William Wordsworth addressed this idea in this excerpt from “Composed a Few Miles Above Tintern Abbey…July 13, 1798”
“…For I have learned
To look on nature, not as in the hour
Of thoughtless youth; but hearing oftentimes
The still, sad music of humanity,
Nor harsh nor grating, though of ample power
To chasten and subdue. And I have felt
A presence that disturbs me with the joy
Of elevated thoughts; a sense sublime
Of something far more deeply interfused,
Whose dwelling is the light of setting suns,
And the round ocean and the living air,
And the blue sky, and in the mind of man:
A motion and a spirit, that impels
All thinking things, all objects of thought,
And rolls through all things.”
Wordsworth confirms for us, in the most eloquent way, that our human lives are “interfused” with a “motion and spirit” that impels us through the many difficult and joyful moments of our lives, and can be found in ALL things, regardless of how we view them or struggle with them.
Struggling with the departure of someone dear some years ago, the poetic expression of the sonnet attempted to express the difficulty:
In Dreams of What Could Be
By John J. Hyland, III
Longing for you has left a heavy mark,
I’ve dragged my heart and mind through thorns and vines.
Most every heartening thought grows dark,
And halts attempts to speak with hopeful lines.
And yet the hope for love could live again,
Your considered words could cancel all doubt,
Deepened over the years of turmoil when
In dark despair, the light of hope went out.
A glimmer of that special light still burns,
Like candles beckon in windows at night.
Every hope in darkness lost still earns
A chance to be the harbinger of light.
Until the dawn of hope appears for me,
I’ll search for you in dreams of what could be.
© 2000 by JJHIII
From the Cummings Study Guide:
“A sonnet is a 14-line poem with a specific rhyme scheme and meter (usually iambic pentameter).
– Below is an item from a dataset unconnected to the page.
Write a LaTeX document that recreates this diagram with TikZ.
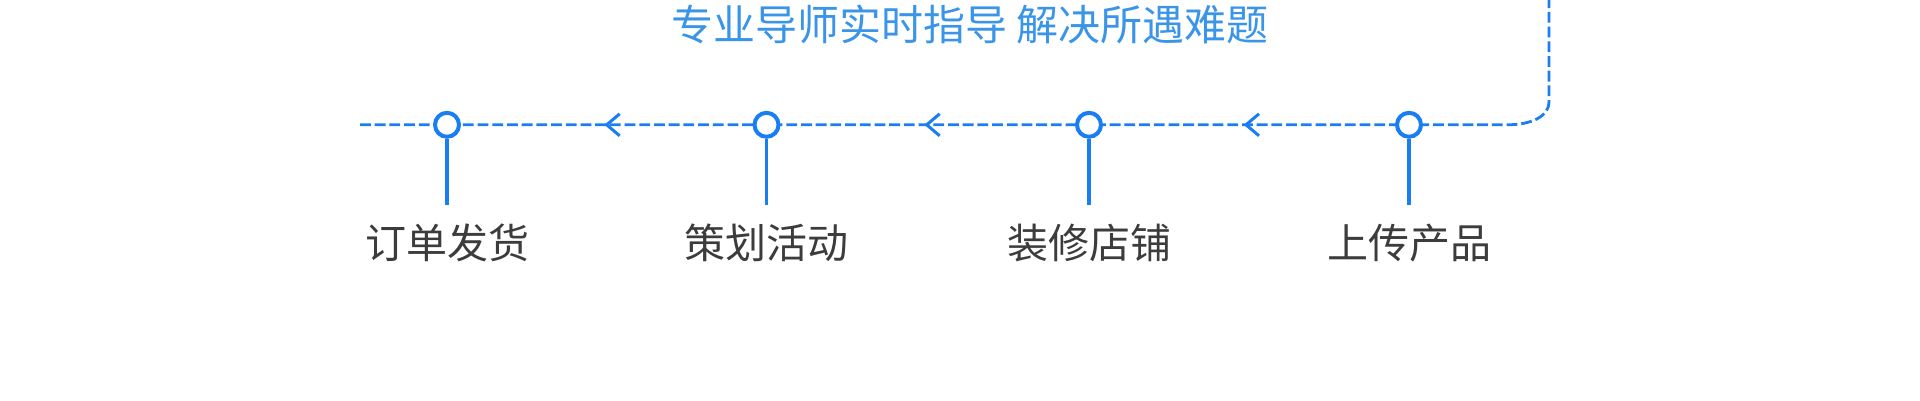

This poetry format–which forces the poet to wrap his thoughts in a small, neat package–originated in Sicily, Italy, in the 13th Century with the sonnetto (meaning little song), which could be read or sung to the accompaniment of a lute. When English poets began writing poems in imitation of these Italian poems, they called them sonnets, a term coined from sonnetto. Frequently, the theme of a sonnet was love, or a theme related to love.”
http://www.cummingsstudyguides.net/
If we can see the world of possibility in poetry, if we can realize a point of view through poetry that we never considered before, then our own poetry, the expression that begs to be released from within us, can attain a level we never imagined it could.
John H.
Great post!! Great Sonnet. Thank you for sharing this with me.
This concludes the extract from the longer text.